# PROBLEM:
Take the lines from the head of the listing through the one bearing "function pairs(xs, ys)" and copy them exactly, leaving every picture out.

# DATA SHOWN:
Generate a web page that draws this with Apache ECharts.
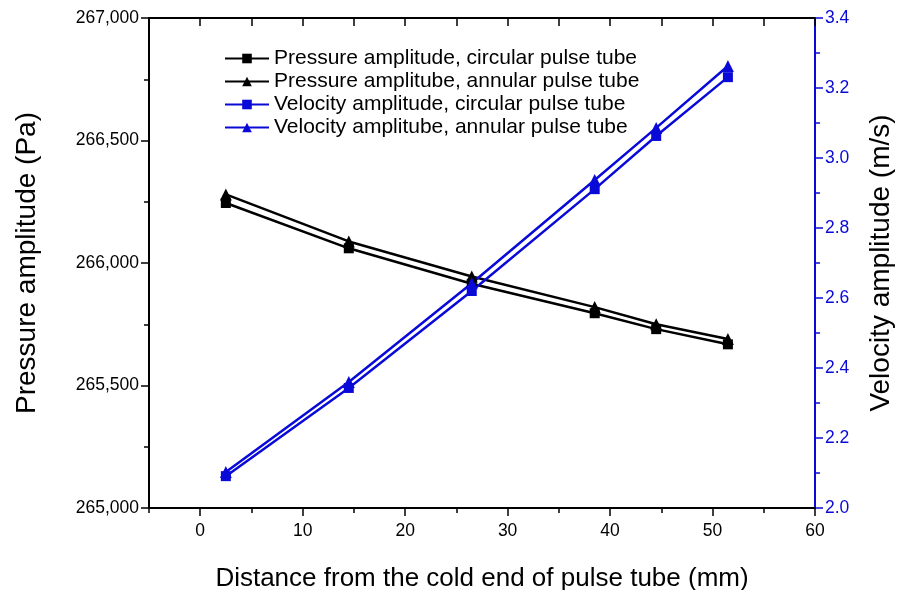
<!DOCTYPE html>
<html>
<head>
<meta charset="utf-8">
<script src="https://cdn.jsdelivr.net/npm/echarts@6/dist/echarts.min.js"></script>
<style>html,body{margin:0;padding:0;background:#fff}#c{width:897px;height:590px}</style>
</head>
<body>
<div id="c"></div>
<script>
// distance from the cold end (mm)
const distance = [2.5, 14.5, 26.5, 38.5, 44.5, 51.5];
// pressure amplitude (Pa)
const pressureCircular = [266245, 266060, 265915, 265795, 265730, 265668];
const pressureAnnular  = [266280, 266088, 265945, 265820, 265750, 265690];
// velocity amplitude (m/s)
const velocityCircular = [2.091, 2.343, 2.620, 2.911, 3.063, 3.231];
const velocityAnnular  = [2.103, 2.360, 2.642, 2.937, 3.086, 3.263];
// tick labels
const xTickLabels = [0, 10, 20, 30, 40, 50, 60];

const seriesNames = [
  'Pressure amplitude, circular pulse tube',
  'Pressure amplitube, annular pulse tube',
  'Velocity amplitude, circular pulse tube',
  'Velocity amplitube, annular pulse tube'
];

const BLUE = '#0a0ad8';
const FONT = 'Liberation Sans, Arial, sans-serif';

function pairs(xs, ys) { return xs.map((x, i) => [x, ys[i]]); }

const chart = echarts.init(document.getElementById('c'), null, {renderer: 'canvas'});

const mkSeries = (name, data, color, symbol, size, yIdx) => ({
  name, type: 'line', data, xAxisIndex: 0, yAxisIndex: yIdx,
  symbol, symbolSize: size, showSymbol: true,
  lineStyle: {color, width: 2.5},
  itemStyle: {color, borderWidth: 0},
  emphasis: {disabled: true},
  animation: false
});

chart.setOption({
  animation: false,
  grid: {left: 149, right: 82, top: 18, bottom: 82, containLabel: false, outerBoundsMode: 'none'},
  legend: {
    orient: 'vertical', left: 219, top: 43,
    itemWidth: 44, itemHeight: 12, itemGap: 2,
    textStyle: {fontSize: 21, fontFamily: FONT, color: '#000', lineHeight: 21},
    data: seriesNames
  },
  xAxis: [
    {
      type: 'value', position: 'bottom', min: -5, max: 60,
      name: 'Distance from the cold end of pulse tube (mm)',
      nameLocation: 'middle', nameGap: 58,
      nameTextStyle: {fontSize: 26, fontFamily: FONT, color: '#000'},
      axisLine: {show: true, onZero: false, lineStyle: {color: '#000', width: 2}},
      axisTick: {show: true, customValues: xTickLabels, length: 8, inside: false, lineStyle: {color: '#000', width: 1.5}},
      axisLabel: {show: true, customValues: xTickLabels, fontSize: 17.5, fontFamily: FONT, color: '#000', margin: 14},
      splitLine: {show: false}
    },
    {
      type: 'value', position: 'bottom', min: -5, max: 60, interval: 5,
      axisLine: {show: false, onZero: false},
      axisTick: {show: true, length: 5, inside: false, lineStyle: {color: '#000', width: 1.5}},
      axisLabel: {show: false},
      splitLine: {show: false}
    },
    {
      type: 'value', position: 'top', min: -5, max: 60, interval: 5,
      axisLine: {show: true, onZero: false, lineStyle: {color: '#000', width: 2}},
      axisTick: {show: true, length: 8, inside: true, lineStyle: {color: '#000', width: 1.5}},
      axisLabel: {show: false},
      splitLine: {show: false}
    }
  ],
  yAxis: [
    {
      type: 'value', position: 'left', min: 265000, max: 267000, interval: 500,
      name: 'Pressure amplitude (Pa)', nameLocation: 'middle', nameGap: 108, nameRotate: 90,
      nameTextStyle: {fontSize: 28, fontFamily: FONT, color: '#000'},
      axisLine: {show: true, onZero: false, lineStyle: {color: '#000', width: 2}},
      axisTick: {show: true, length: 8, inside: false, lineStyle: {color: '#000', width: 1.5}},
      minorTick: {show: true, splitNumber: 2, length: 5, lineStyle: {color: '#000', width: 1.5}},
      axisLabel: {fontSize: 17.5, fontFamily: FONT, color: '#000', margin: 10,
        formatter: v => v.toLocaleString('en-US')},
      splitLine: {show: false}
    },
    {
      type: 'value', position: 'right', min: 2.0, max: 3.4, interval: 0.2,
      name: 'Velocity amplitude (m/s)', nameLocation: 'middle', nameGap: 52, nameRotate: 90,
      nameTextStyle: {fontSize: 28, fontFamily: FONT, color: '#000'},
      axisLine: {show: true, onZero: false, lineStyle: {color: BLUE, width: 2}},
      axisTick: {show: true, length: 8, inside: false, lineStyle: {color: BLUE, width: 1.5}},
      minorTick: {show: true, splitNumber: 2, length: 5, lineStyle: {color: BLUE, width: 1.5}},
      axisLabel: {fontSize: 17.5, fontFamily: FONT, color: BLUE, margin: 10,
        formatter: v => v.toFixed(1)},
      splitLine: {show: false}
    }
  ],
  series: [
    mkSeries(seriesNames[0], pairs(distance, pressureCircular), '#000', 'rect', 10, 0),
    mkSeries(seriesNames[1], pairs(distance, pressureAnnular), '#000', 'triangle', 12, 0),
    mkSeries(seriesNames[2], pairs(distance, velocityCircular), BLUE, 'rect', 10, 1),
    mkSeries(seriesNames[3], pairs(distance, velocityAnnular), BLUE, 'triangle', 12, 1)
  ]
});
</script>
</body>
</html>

# EXERCISE RESULT:
Generate a web page that draws this with Apache ECharts.
<!DOCTYPE html>
<html>
<head>
<meta charset="utf-8">
<script src="https://cdn.jsdelivr.net/npm/echarts@6/dist/echarts.min.js"></script>
<style>html,body{margin:0;padding:0;background:#fff}#c{width:897px;height:590px}</style>
</head>
<body>
<div id="c"></div>
<script>
// distance from the cold end (mm)
const distance = [2.5, 14.5, 26.5, 38.5, 44.5, 51.5];
// pressure amplitude (Pa)
const pressureCircular = [266245, 266060, 265915, 265795, 265730, 265668];
const pressureAnnular  = [266280, 266088, 265945, 265820, 265750, 265690];
// velocity amplitude (m/s)
const velocityCircular = [2.091, 2.343, 2.620, 2.911, 3.063, 3.231];
const velocityAnnular  = [2.103, 2.360, 2.642, 2.937, 3.086, 3.263];
// tick labels
const xTickLabels = [0, 10, 20, 30, 40, 50, 60];

const seriesNames = [
  'Pressure amplitude, circular pulse tube',
  'Pressure amplitube, annular pulse tube',
  'Velocity amplitude, circular pulse tube',
  'Velocity amplitube, annular pulse tube'
];

const BLUE = '#0a0ad8';
const FONT = 'Liberation Sans, Arial, sans-serif';

function pairs(xs, ys) { return xs.map((x, i) => [x, ys[i]]); }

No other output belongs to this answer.